You can set this up a couple of ways. SQL itself can do the calculation if you are sure this is the only range you want.
SELECT ... FROM table WHERE [Date] = GETDATE() AND [Hour] BETWEEN CONVERT(INT, SUBSTRING(CONVERT(VARCHAR(20), GETDATE(), 114),1,2))-1 AND CONVERT(INT, SUBSTRING(CONVERT(VARCHAR(20), GETDATE(), 114),1,2))
Based upon your example, the challenge here is that you are using 24 hour time but GETDATE
will use whatever time format is the default which is most likely 12 hour time. So you have to convert to 24 hours. The above SUBSTRING/CONVERT
code takes the current date, gets the 24-hour time out of it and converts it back to a number. The result is all rows that are on the current date and between last hour and now, inclusive.

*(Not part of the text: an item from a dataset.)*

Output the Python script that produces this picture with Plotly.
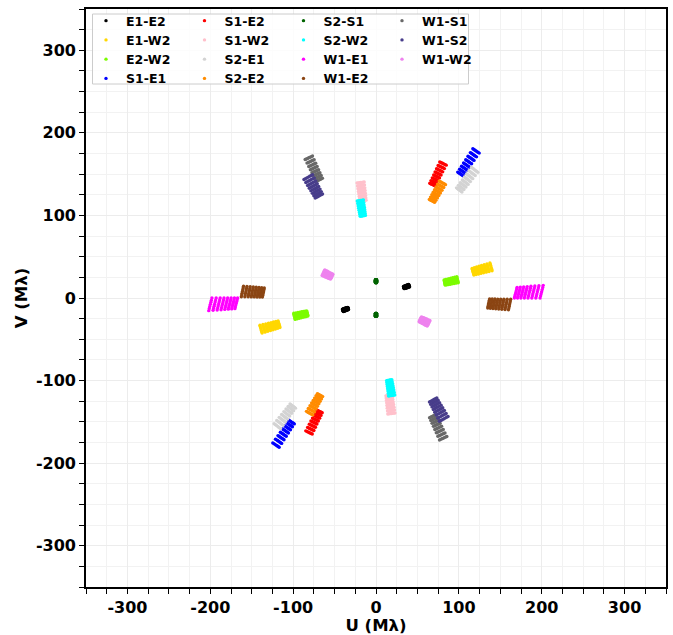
import plotly.graph_objects as go

# Wavelength channels (micron)
wavelengths_um = [1.51, 1.55, 1.59, 1.63, 1.67, 1.71, 1.75, 1.79]

baselines = ["E1-E2", "E1-W2", "E2-W2", "S1-E1",
             "S1-E2", "S1-W2", "S2-E1", "S2-E2",
             "S2-S1", "S2-W2", "W1-E1", "W1-E2",
             "W1-S1", "W1-S2", "W1-W2"]

colors = ["black", "gold", "lawngreen", "blue",
          "red", "pink", "lightgray", "darkorange",
          "darkgreen", "cyan", "magenta", "saddlebrown",
          "dimgray", "darkslateblue", "violet"]

# Axis tick values / labels
tick_vals = [-300, -200, -100, 0, 100, 200, 300]
tick_text = ["-300", "-200", "-100", "0", "100", "200", "300"]

# Projected baseline vectors (metres) for each observation
u_E1_E2 = [61.1, 60.8, 60.5, 60.25, 60.0, 59.7, 59.4]
v_E1_E2 = [20.3, 21.1, 21.8, 22.6, 23.4, 24.1, 24.9]
u_E1_W2 = [211.5, 210.9, 210.2, 209.6, 208.9, 208.3, 207.6]
v_E1_W2 = [49.8, 52.2, 54.6, 56.9, 59.3, 61.7, 64.1]
u_E2_W2 = [149.8, 149.4, 148.9, 148.5, 148.1, 147.6, 147.2]
v_E2_W2 = [27.9, 29.8, 31.6, 33.5, 35.4, 37.2, 39.1]
u_S1_E1 = [188.1, 186.2, 184.2, 182.3, 180.4, 178.4, 176.5]
v_S1_E1 = [265.0, 266.3, 267.6, 269.0, 270.3, 271.6, 272.9]
u_S1_E2 = [128.0, 126.0, 124.1, 122.1, 120.1, 118.2, 116.2]
v_S1_E2 = [242.9, 243.9, 244.9, 245.9, 246.8, 247.8, 248.8]
u_S1_W2 = [-21.5, -23.7, -25.9, -28.1, -30.2, -32.4, -34.6]
v_S1_W2 = [212.1, 211.8, 211.5, 211.2, 210.9, 210.6, 210.3]
u_S2_E1 = [185.7, 183.8, 181.8, 179.9, 177.9, 176.0, 174.0]
v_S2_E1 = [229.8, 231.3, 232.8, 234.3, 235.8, 237.3, 238.8]
u_S2_E2 = [126.7, 124.8, 122.9, 121.0, 119.0, 117.1, 115.2]
v_S2_E2 = [207.3, 208.4, 209.5, 210.6, 211.6, 212.7, 213.8]
u_S2_S1 = [1.2, 0.8, 0.4, 0.0, -0.4, -0.8, -1.2]
v_S2_S1 = [33.3, 33.3, 33.3, 33.3, 33.3, 33.3, 33.3]
u_S2_W2 = [-22.9, -24.8, -26.7, -28.6, -30.4, -32.3, -34.2]
v_S2_W2 = [179.1, 178.8, 178.5, 178.2, 177.9, 177.6, 177.3]
u_W1_E1 = [299.0, 300.0, 300.9, 301.9, 302.9, 303.8, 304.8]
v_W1_E1 = [0.0, 3.9, 7.7, 11.6, 15.4, 19.3, 23.1]
u_W1_E2 = [241.4, 242.1, 242.7, 243.4, 244.1, 244.7, 245.4]
v_W1_E2 = [-21.6, -18.4, -15.1, -11.9, -8.7, -5.4, -2.2]
u_W1_S1 = [-129.1, -126.9, -124.6, -122.4, -120.2, -117.9, -115.7]
v_W1_S1 = [253.2, 254.3, 255.3, 256.4, 257.5, 258.5, 259.6]
u_W1_S2 = [-131.3, -128.7, -126.0, -123.4, -120.8, -118.1, -115.5]
v_W1_S2 = [216.7, 218.2, 219.6, 221.1, 222.6, 224.0, 225.5]
u_W1_W2 = [93.2, 94.0, 94.9, 95.7, 96.5, 97.4, 98.2]
v_W1_W2 = [-51.4, -49.7, -47.9, -46.2, -44.5, -42.7, -41.0]

obs_u = [u_E1_E2, u_E1_W2, u_E2_W2, u_S1_E1, u_S1_E2, u_S1_W2, u_S2_E1, u_S2_E2,
         u_S2_S1, u_S2_W2, u_W1_E1, u_W1_E2, u_W1_S1, u_W1_S2, u_W1_W2]
obs_v = [v_E1_E2, v_E1_W2, v_E2_W2, v_S1_E1, v_S1_E2, v_S1_W2, v_S2_E1, v_S2_E2,
         v_S2_S1, v_S2_W2, v_W1_E1, v_W1_E2, v_W1_S1, v_W1_S2, v_W1_W2]

fig = go.Figure()
for i, name in enumerate(baselines):
    xs, ys = [], []
    for um, vm in zip(obs_u[i], obs_v[i]):
        for lam in wavelengths_um:
            xs += [um / lam, -um / lam]
            ys += [vm / lam, -vm / lam]
    col = i // 4
    leg = "legend" if col == 0 else f"legend{col + 1}"
    fig.add_trace(go.Scatter(
        x=xs, y=ys, mode="markers", name=name, legend=leg,
        marker=dict(color=colors[i], size=3.4, line=dict(width=0)),
    ))

W, H = 673, 635
ml, mr, mt, mb = 86, 7, 9, 48
pw, ph = W - ml - mr, H - mt - mb

def px2paper_x(px):
    return (px - ml) / pw

def px2paper_y(py):
    return 1 - (py - mt) / ph

legend_font = dict(family="DejaVu Sans", size=12.5, color="black", weight="bold")
layout_legends = {}
col_left_px = [86, 184.5, 283.5, 382]
for c in range(4):
    key = "legend" if c == 0 else f"legend{c + 1}"
    layout_legends[key] = dict(
        x=px2paper_x(col_left_px[c]), y=px2paper_y(6), xanchor="left", yanchor="top",
        bgcolor="rgba(0,0,0,0)", borderwidth=0, font=legend_font,
        itemwidth=30, tracegroupgap=0, orientation="v",
    )

axis_common = dict(
    range=[-350, 350], tickmode="array", tickvals=tick_vals, ticktext=tick_text,
    showline=True, linecolor="black", linewidth=1.6, mirror=True,
    ticks="outside", ticklen=5, tickwidth=1.3, tickcolor="black",
    showgrid=True, gridcolor="#ececec", gridwidth=1,
    zeroline=False,
    tickfont=dict(family="DejaVu Sans", size=16, color="black", weight="bold"),
    minor=dict(dtick=25, tick0=0, ticks="outside", ticklen=5, tickwidth=1.3,
               tickcolor="black", showgrid=True, gridcolor="#f2f2f2", gridwidth=1),
)

title_font = dict(family="DejaVu Sans", size=16.5, color="black", weight="bold")
fig.update_layout(
    width=W, height=H,
    margin=dict(l=ml, r=mr, t=mt, b=mb, autoexpand=False),
    paper_bgcolor="white", plot_bgcolor="white",
    showlegend=True,
    xaxis=dict(axis_common, title=dict(text="U (Mλ)", standoff=2, font=title_font)),
    yaxis=dict(axis_common, title=dict(text="V (Mλ)", standoff=4, font=title_font)),
    shapes=[dict(type="rect", xref="paper", yref="paper",
                 x0=px2paper_x(92.5), x1=px2paper_x(468.5),
                 y0=px2paper_y(84), y1=px2paper_y(14),
                 line=dict(color="#cccccc", width=1),
                 fillcolor="rgba(255,255,255,0.85)", layer="above")],
    **layout_legends,
)

fig.write_html("out.html")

Alternatively you can do this on the Excel side. This is probably easier and especially better if you need to be able to change the range later. To do that add 2 parameters to your query in Excel: the begin hour and the end hour. Then adjust the SQL query to use the parameters instead of the code above. This would eliminate the SUBSTRING/CONVERT logic.
Note that you could possibly optimize the SQL query by combining the date and hour columns into a single DATETIME value and then your query would become quite a bit simpler. as you could just use BETWEEN. Something like this perhaps.
SELECT [Date], Hour, CONVERT(DATETIME, DATEADD(hour, Hour, [Date]))
FROM @table
WHERE CONVERT(DATETIME, DATEADD(hour, Hour, [Date])) BETWEEN DATEADD(hour, -1, GETDATE()) AND GETDATE()
For this to work your Date
column would have to be just a date with no time.